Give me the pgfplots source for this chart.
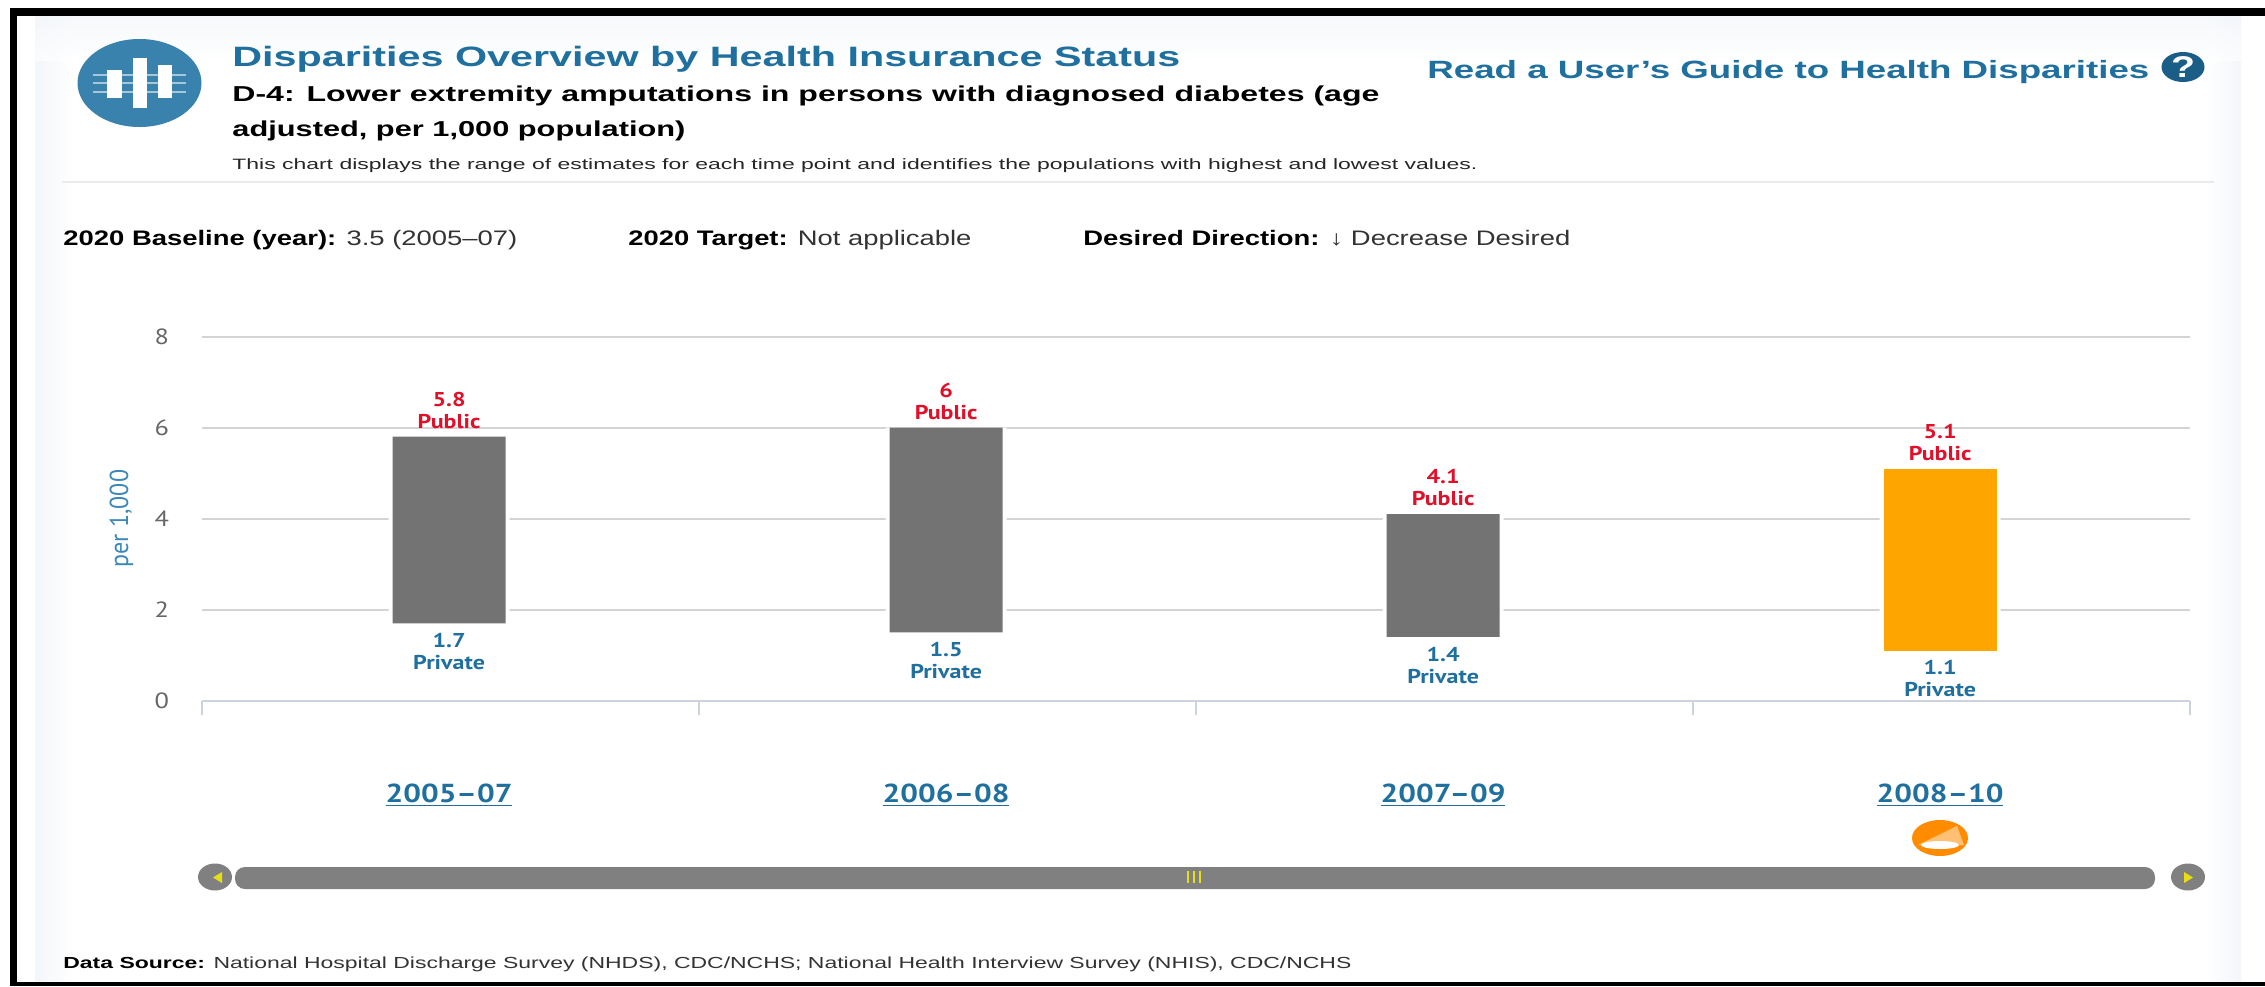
\documentclass[border=0pt]{standalone}
\usepackage{graphicx}
\usepackage{fontspec}
\usepackage{pgfplots}
\usepackage{pgfplotstable}
\pgfplotsset{compat=1.18}
\setmainfont{Liberation Sans}
\newfontfamily\chartfont[FakeStretch=1.2]{PT Sans}

\definecolor{panel}{HTML}{F3F6FA}
\definecolor{headblue}{HTML}{1F6F9F}
\definecolor{iconblue}{HTML}{3A82AE}
\definecolor{labelblue}{HTML}{1F6F9F}
\definecolor{axisblue}{HTML}{3A88B8}
\definecolor{pubred}{HTML}{E0102A}
\definecolor{barorange}{HTML}{FFA500}
\definecolor{bargray}{HTML}{737373}
\definecolor{gridgray}{HTML}{D4D4D4}
\definecolor{baseaxis}{HTML}{CDD3DE}
\definecolor{badge}{HTML}{FF8C00}

% Insurance-status range for each period: lowest (Private), highest (Public)
\pgfplotstableread{
x low high spread grayspan orangespan
0 1.7 5.8 4.1 4.1 0
1 1.5 6.0 4.5 4.5 0
2 1.4 4.1 2.7 2.7 0
3 1.1 5.1 4.0 0   4.0
}\rangetable

\pgfplotsset{
  rangeframe/.style={
    scale only axis, width=994pt, height=182pt,
    xmin=-0.5, xmax=3.5, ymin=0, ymax=8,
    at={(101pt,-350.3pt)}, anchor=south west,
    /pgf/number format/assume math mode=true,
  },
  rangelabel/.style={
    draw=none, mark=none, point meta=y,
    every node near coord/.append style={
      align=center, text=#1,
      font=\chartfont\bfseries\fontsize{10}{11}\selectfont},
  },
}

% Text set to a given width in pixels of the page grid
\newcommand{\fit}[2]{\resizebox{\dimexpr #1pt/2\relax}{\height}{#2}}

\begin{document}
\begin{tikzpicture}[x=0.5pt,y=-0.5pt]
\path[use as bounding box] (0,0) rectangle (2265,986);
\fill[white] (0,0) rectangle (2265,986);
% Panel with soft edges
\shade[left color=panel,right color=white] (35,16) rectangle (75,982);
\shade[left color=white,right color=panel] (2205,16) rectangle (2241,982);
\shade[top color=panel,bottom color=white,opacity=0.7] (35,16) rectangle (2241,60);
\draw[black!8,line width=1pt] (62,182) -- (2214,182);

% Header icon
\fill[iconblue] (139.5,83) ellipse[x radius=62,y radius=44];
\foreach \yy in {75,83,92}{\draw[white!55!iconblue,line width=1pt] (93,\yy) -- (186,\yy);}
\fill[white] (107,70) rectangle (122,98);
\fill[white] (133,58) rectangle (147,108);
\fill[white] (158,65) rectangle (172,98);

% Header text
\node[anchor=base west,inner sep=0,text=headblue] at (232,66.5)
  {\fontsize{14}{14}\selectfont\fit{948}{\textbf{Disparities Overview by Health Insurance Status}}};
\node[anchor=base west,inner sep=0] at (232,101.5)
  {\fontsize{10.8}{12}\selectfont\fit{1147}{\textbf{D-4: Lower extremity amputations in persons with diagnosed diabetes (age}}};
\node[anchor=base west,inner sep=0] at (232,136.5)
  {\fontsize{10.8}{12}\selectfont\fit{453}{\textbf{adjusted, per 1,000 population)}}};
\node[anchor=base west,inner sep=0,text=black!85] at (232,169)
  {\fontsize{7.5}{8}\selectfont\fit{1245}{This chart displays the range of estimates for each time point and identifies the populations with highest and lowest values.}};
\node[anchor=base west,inner sep=0,text=headblue] at (1427,78.5)
  {\fontsize{12.5}{13}\selectfont\fit{722}{\textbf{Read a User{\char39}s Guide to Health Disparities}}};
\fill[headblue!85!black] (2183,67) ellipse[x radius=21.5,y radius=15];
\node[text=white,inner sep=0] at (2183,67) {\fontsize{15}{15}\selectfont\resizebox{12pt}{\height}{\textbf{?}}};

% Baseline, target and direction line
\node[anchor=base west,inner sep=0,text=black!80] at (63,245)
  {\fontsize{10.5}{11}\selectfont\fit{454}{\textcolor{black}{\textbf{2020 Baseline (year):}} 3.5 (2005–07)}};
\node[anchor=base west,inner sep=0,text=black!80] at (628,245)
  {\fontsize{10.5}{11}\selectfont\fit{343}{\textcolor{black}{\textbf{2020 Target:}} Not applicable}};
\node[anchor=base west,inner sep=0,text=black!80] at (1083,245)
  {\fontsize{10.5}{11}\selectfont\fit{487}{\textcolor{black}{\textbf{Desired Direction:}} ↓ Decrease Desired}};

% Frame, gridlines and white clearance behind the bars
\begin{axis}[rangeframe,
  ybar stacked, bar width=60.5pt, bar shift=-0.7pt,
  axis x line=bottom, axis y line=left,
  x axis line style={-,draw=baseaxis,line width=1pt},
  y axis line style={-,draw=none},
  ymajorgrids, grid style={gridgray,line width=0.9pt},
  ytick={0,2,4,6,8},
  xtick={0,1,2,3},
  xticklabels={\underline{2005–07},\underline{2006–08},\underline{2007–09},\underline{2008–10}},
  major tick length=0pt,
  extra x ticks={-0.5,0.5,1.5,2.5,3.5},
  extra x tick labels={},
  extra x tick style={major tick length=7pt,tick align=outside,
    tick style={draw=baseaxis,line width=1pt}},
  ticklabel style={font=\chartfont\fontsize{11}{11}\selectfont},
  yticklabel style={text=black!60,xshift=-13pt},
  xticklabel style={text=labelblue,yshift=-38pt,xshift=-0.7pt,
    font=\chartfont\bfseries\fontsize{13}{13}\selectfont},
  ylabel={\scalebox{1}[1.3]{per 1,000}},
  ylabel style={at={(axis description cs:-0.0405,0.5)},anchor=center,
    text=axisblue,font=\chartfont\fontsize{10}{10}\selectfont},
]
\addplot[draw=none,fill=none] table[x=x,y=low] {\rangetable};
\addplot[draw=none,fill=white] table[x=x,y=spread] {\rangetable};
\end{axis}

% Range bars: the latest period is highlighted
\begin{axis}[rangeframe, hide axis,
  ybar stacked, bar width=56.5pt, bar shift=-0.7pt]
\addplot[draw=none,fill=none] table[x=x,y=low] {\rangetable};
\addplot[draw=none,fill=bargray] table[x=x,y=grayspan] {\rangetable};
\addplot[draw=none,fill=barorange] table[x=x,y=orangespan] {\rangetable};
\end{axis}

% Highest and lowest estimates with the group they belong to
\begin{axis}[rangeframe, hide axis, clip=false]
\addplot[rangelabel=pubred,
  nodes near coords={\pgfmathprintnumber{\pgfplotspointmeta}\\Public},
  nodes near coords align={anchor=south,yshift=0.5pt,xshift=-0.7pt}]
  table[x=x,y=high] {\rangetable};
\addplot[rangelabel=labelblue,
  nodes near coords={\pgfmathprintnumber{\pgfplotspointmeta}\\Private},
  nodes near coords align={anchor=north,yshift=-1.5pt,xshift=-0.7pt}]
  table[x=x,y=low] {\rangetable};
\end{axis}

% Badge under the latest period
\fill[badge] (1940,838) ellipse[x radius=28,y radius=18];
\fill[white!45!badge] (1918,845) -- (1957,826) -- (1964,845) -- cycle;
\fill[white] (1940,845) ellipse[x radius=19,y radius=4];

% Period scroller
\fill[black!50] (215,877) ellipse[x radius=17,y radius=13.5];
\fill[black!50] (2188,877) ellipse[x radius=17,y radius=13.5];
\fill[black!50,rounded corners=5pt] (235,867) rectangle (2155,889);
\fill[yellow!90!black] (222,872) -- (213,877.5) -- (222,883) -- cycle;
\fill[yellow!90!black] (2184,872) -- (2193,877.5) -- (2184,883) -- cycle;
\foreach \xx in {1188,1194,1200}{\draw[yellow!90!black,line width=0.8pt] (\xx,871) -- (\xx,883);}

% Data source line
\node[anchor=base west,inner sep=0,text=black!80] at (63,968)
  {\fontsize{8}{9}\selectfont\fit{1288}{\textcolor{black}{\textbf{Data Source:}} National Hospital Discharge Survey (NHDS), CDC/NCHS; National Health Interview Survey (NHIS), CDC/NCHS}};

% Outer black rule
\fill[black] (10,8) rectangle (2265,16);
\fill[black] (10,8) rectangle (17,986);
\fill[black] (10,982) rectangle (2265,986);
\end{tikzpicture}
\end{document}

· · ·

=== Exercise objective ===
Begin at the first line of the material and copy each line exactly through the one containing "(62,182) -- (2214,182);". Omit pictures.

=== Written solution ===
Give me the pgfplots source for this chart.
\documentclass[border=0pt]{standalone}
\usepackage{graphicx}
\usepackage{fontspec}
\usepackage{pgfplots}
\usepackage{pgfplotstable}
\pgfplotsset{compat=1.18}
\setmainfont{Liberation Sans}
\newfontfamily\chartfont[FakeStretch=1.2]{PT Sans}

\definecolor{panel}{HTML}{F3F6FA}
\definecolor{headblue}{HTML}{1F6F9F}
\definecolor{iconblue}{HTML}{3A82AE}
\definecolor{labelblue}{HTML}{1F6F9F}
\definecolor{axisblue}{HTML}{3A88B8}
\definecolor{pubred}{HTML}{E0102A}
\definecolor{barorange}{HTML}{FFA500}
\definecolor{bargray}{HTML}{737373}
\definecolor{gridgray}{HTML}{D4D4D4}
\definecolor{baseaxis}{HTML}{CDD3DE}
\definecolor{badge}{HTML}{FF8C00}

% Insurance-status range for each period: lowest (Private), highest (Public)
\pgfplotstableread{
x low high spread grayspan orangespan
0 1.7 5.8 4.1 4.1 0
1 1.5 6.0 4.5 4.5 0
2 1.4 4.1 2.7 2.7 0
3 1.1 5.1 4.0 0   4.0
}\rangetable

\pgfplotsset{
  rangeframe/.style={
    scale only axis, width=994pt, height=182pt,
    xmin=-0.5, xmax=3.5, ymin=0, ymax=8,
    at={(101pt,-350.3pt)}, anchor=south west,
    /pgf/number format/assume math mode=true,
  },
  rangelabel/.style={
    draw=none, mark=none, point meta=y,
    every node near coord/.append style={
      align=center, text=#1,
      font=\chartfont\bfseries\fontsize{10}{11}\selectfont},
  },
}

% Text set to a given width in pixels of the page grid
\newcommand{\fit}[2]{\resizebox{\dimexpr #1pt/2\relax}{\height}{#2}}

\begin{document}
\begin{tikzpicture}[x=0.5pt,y=-0.5pt]
\path[use as bounding box] (0,0) rectangle (2265,986);
\fill[white] (0,0) rectangle (2265,986);
% Panel with soft edges
\shade[left color=panel,right color=white] (35,16) rectangle (75,982);
\shade[left color=white,right color=panel] (2205,16) rectangle (2241,982);
\shade[top color=panel,bottom color=white,opacity=0.7] (35,16) rectangle (2241,60);
\draw[black!8,line width=1pt] (62,182) -- (2214,182);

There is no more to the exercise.